|Title||Wade in the Water|
|Subtitle||A study of spiritual beauty in times of bondage|
|Artist / Creator||Arlyn Johnson|
|Artist's Nationality||United States|
|Place of Publication||Patagonia, AZ|
|Structure / Binding||Flag book|
|Medium / Materials||Original song lyric pages from 1930's Negro Spiritual songbook, mint vintage stamps, vintage ephemera and illustrations, antique lock, key and chain, silver "notes," ink, pastels, natural cotton branch, encaustic medium|
|Paper Stock||Watercolor paper, handmade papers|
|Number of Pages||18 (front and back) pages|
|Dimensions (WxHxD)||6 x 7.34 x 1 inches. Extends out to 17 inches|
|Signed & Numbered||Yes|
I grew up in the suburbs of Kansas City as a young white girl in the late 50's and 60's. My parents wanted to be a part of race relations change and our family attended an all black church in the downtown inner city for nearly 20 years. During that time, I sang in the choir; The Shalom Singers which became well known throughout the region for singing Negro Spirituals. Wade in the Water was one of these and the inspiration for this book 40 years later. The spirituals often contained clues to help guide the slaves on their journey north on the Underground Railroad. This song warns them to cross streams and rivers to ward off the bloodhounds on their trail and makes hidden reference to their plight through lyrics relating to the Bible. The music and lyrics of Wade in the Water remind us that this story and other stories of profound spiritual beauty during times of bondage are sadly still being experienced and that there is much work to be done before we can say "the end."

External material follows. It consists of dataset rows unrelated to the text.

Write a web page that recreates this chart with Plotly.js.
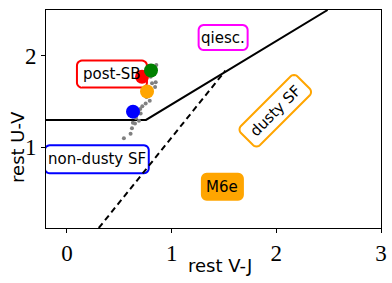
<!DOCTYPE html>
<html><head><meta charset="utf-8">
<script src="https://cdn.plot.ly/plotly-3.0.1.min.js"></script>
<style>html,body{margin:0;padding:0;background:#fff}#c{width:392px;height:283px}</style>
</head><body><div id="c"></div>
<script>
// selection boundaries
const boxX = [-0.2, 0.755, 2.49];
const boxY = [1.3, 1.3, 2.5];
const dustyX = [0.304, 1.513];
const dustyY = [0.12, 1.837];
// grey sample
const greyX = [0.854, 0.822, 0.848, 0.813, 0.842, 0.791, 0.752, 0.704, 0.688, 0.650, 0.621, 0.608, 0.544, 0.78, 0.74, 0.80, 0.72, 0.66, 0.76, 0.70, 0.63];
const greyY = [1.90, 1.83, 1.71, 1.70, 1.66, 1.51, 1.48, 1.37, 1.29, 1.26, 1.21, 1.15, 1.10, 1.58, 1.62, 1.77, 1.45, 1.32, 1.55, 1.42, 1.27];
// highlighted objects
const bigX = [0.631, 0.765, 0.717, 0.803];
const bigY = [1.39, 1.61, 1.77, 1.84];
const bigColors = ['#0000ff', '#ffa500', '#ff0000', '#008000'];
// region labels
const labText = ['qiesc.', 'post-SB', 'dusty SF', 'non-dusty SF', 'M6e'];
const labX = [1.492, 0.43, 1.99, 0.285, 1.485];
const labY = [2.199, 1.80, 1.40, 0.87, 0.57];
const labBorder = ['#ff00ff', '#ff0000', '#ffa500', '#0000ff', '#ffa500'];
const labBg = ['#ffffff', '#ffffff', '#ffffff', '#ffffff', '#ffa500'];
const labAngle = [0, 0, -45, 0, 0];
const labW = [49, 70, 80, 104, 41];
const labH = [25, 27, 27, 28, 26];
// axis titles
const xTitle = 'rest V-J';
const yTitle = 'rest U-V';

function roundRect(w, h, r, angDeg) {
  const a = angDeg * Math.PI / 180, c = Math.cos(a), s = Math.sin(a);
  const pts = [];
  const hw = w / 2, hh = h / 2;
  const corners = [[hw - r, hh - r, 0], [-hw + r, hh - r, 90], [-hw + r, -hh + r, 180], [hw - r, -hh + r, 270]];
  corners.forEach(([cx, cy, st]) => {
    for (let k = 0; k <= 6; k++) {
      const t = (st + k * 15) * Math.PI / 180;
      pts.push([cx + r * Math.cos(t), cy + r * Math.sin(t)]);
    }
  });
  return 'M' + pts.map(([x, y]) => (x * c - y * s).toFixed(2) + ',' + (x * s + y * c).toFixed(2)).join(' L') + ' Z';
}

const traces = [
  {x: boxX, y: boxY, mode: 'lines', line: {color: '#000', width: 2}, hoverinfo: 'skip'},
  {x: dustyX, y: dustyY, mode: 'lines', line: {color: '#000', width: 2, dash: '6px,4px'}, hoverinfo: 'skip'},
  {x: greyX, y: greyY, mode: 'markers', marker: {color: 'grey', size: 4}},
  {x: bigX, y: bigY, mode: 'markers', marker: {color: bigColors, size: 14}}
];
const shapes = labText.map((t, i) => ({
  type: 'path', layer: 'below', xref: 'x', yref: 'y',
  xsizemode: 'pixel', ysizemode: 'pixel', xanchor: labX[i], yanchor: labY[i],
  path: roundRect(labW[i], labH[i], 5, -labAngle[i]),
  line: {color: labBorder[i], width: 2}, fillcolor: labBg[i]
}));
const ann = labText.map((t, i) => ({
  x: labX[i], y: labY[i], xref: 'x', yref: 'y', text: t, showarrow: false,
  font: {family: 'DejaVu Sans', size: 15, color: '#000'},
  textangle: labAngle[i]
}));
const titleFont = {family: 'DejaVu Sans', size: 18, color: '#000'};
ann.push({xref: 'paper', yref: 'paper', x: 0.52, y: -0.174, text: xTitle, showarrow: false,
  xanchor: 'center', yanchor: 'middle', font: titleFont});
ann.push({xref: 'paper', yref: 'paper', x: -0.0836, y: 0.372, text: yTitle, showarrow: false,
  xanchor: 'center', yanchor: 'middle', textangle: -90, font: titleFont});

const tickFont = {family: 'Liberation Serif', size: 23, color: '#000'};
const layout = {
  width: 392, height: 283, showlegend: false,
  margin: {l: 46, r: 11, t: 10, b: 55},
  paper_bgcolor: '#fff', plot_bgcolor: '#fff',
  xaxis: {range: [-0.2, 3], tickvals: [0, 1, 2, 3], ticktext: ['0', '1', '2', '3'], ticks: 'outside', ticklen: 4, tickcolor: '#000',
    showgrid: false, zeroline: false, showline: true, linecolor: '#000', linewidth: 1, mirror: true,
    tickfont: tickFont},
  yaxis: {range: [0.12, 2.5], tickvals: [1, 2], ticktext: ['1', '2'], ticks: 'outside', ticklen: 4, tickcolor: '#000',
    showgrid: false, zeroline: false, showline: true, linecolor: '#000', linewidth: 1, mirror: true,
    tickfont: tickFont},
  shapes: shapes,
  annotations: ann
};
Plotly.newPlot('c', traces, layout, {displayModeBar: false, staticPlot: true});
</script></body></html>
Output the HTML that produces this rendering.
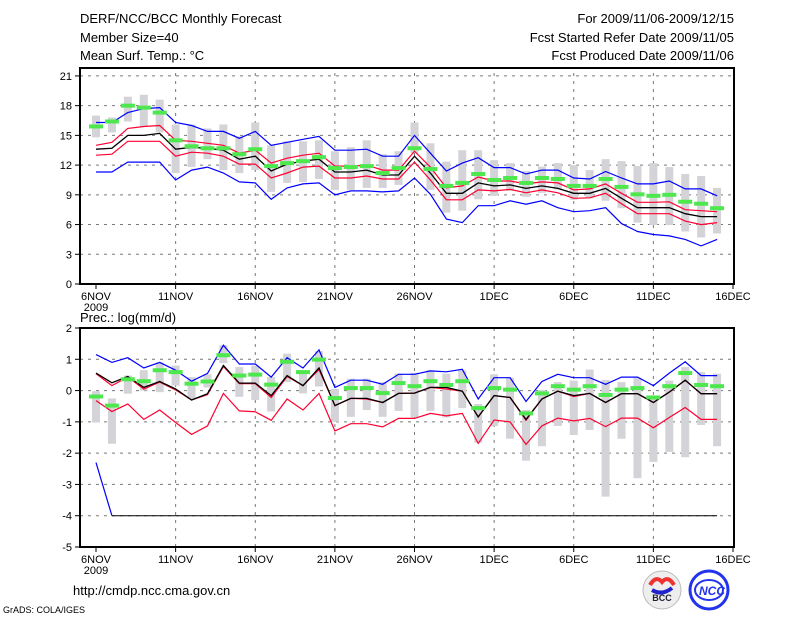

Artist BioArlyn Johnson is a mixed media artist from the southern border of Arizona where she lives on a historic ranch. Her artwork is primarily comprised of encaustic collage incorporating foreign text, ink, pastels, handmade papers and antique ephemera taking the form of handmade books. banners and paintings. Arlyn studied at the Kansas City Art Institute and has expanded her knowledge and skills through classes, workshops and personal exploration for twenty years. Her inspiration comes from her work as a project manager for a natural wetland and her varied experiences living, working and traveling in Mexico, Europe, Asia and other faraway places. Arlyn currently is exhibiting an encaustic collage banner at the Tohono Chul Gallery in Tucson, Arizona.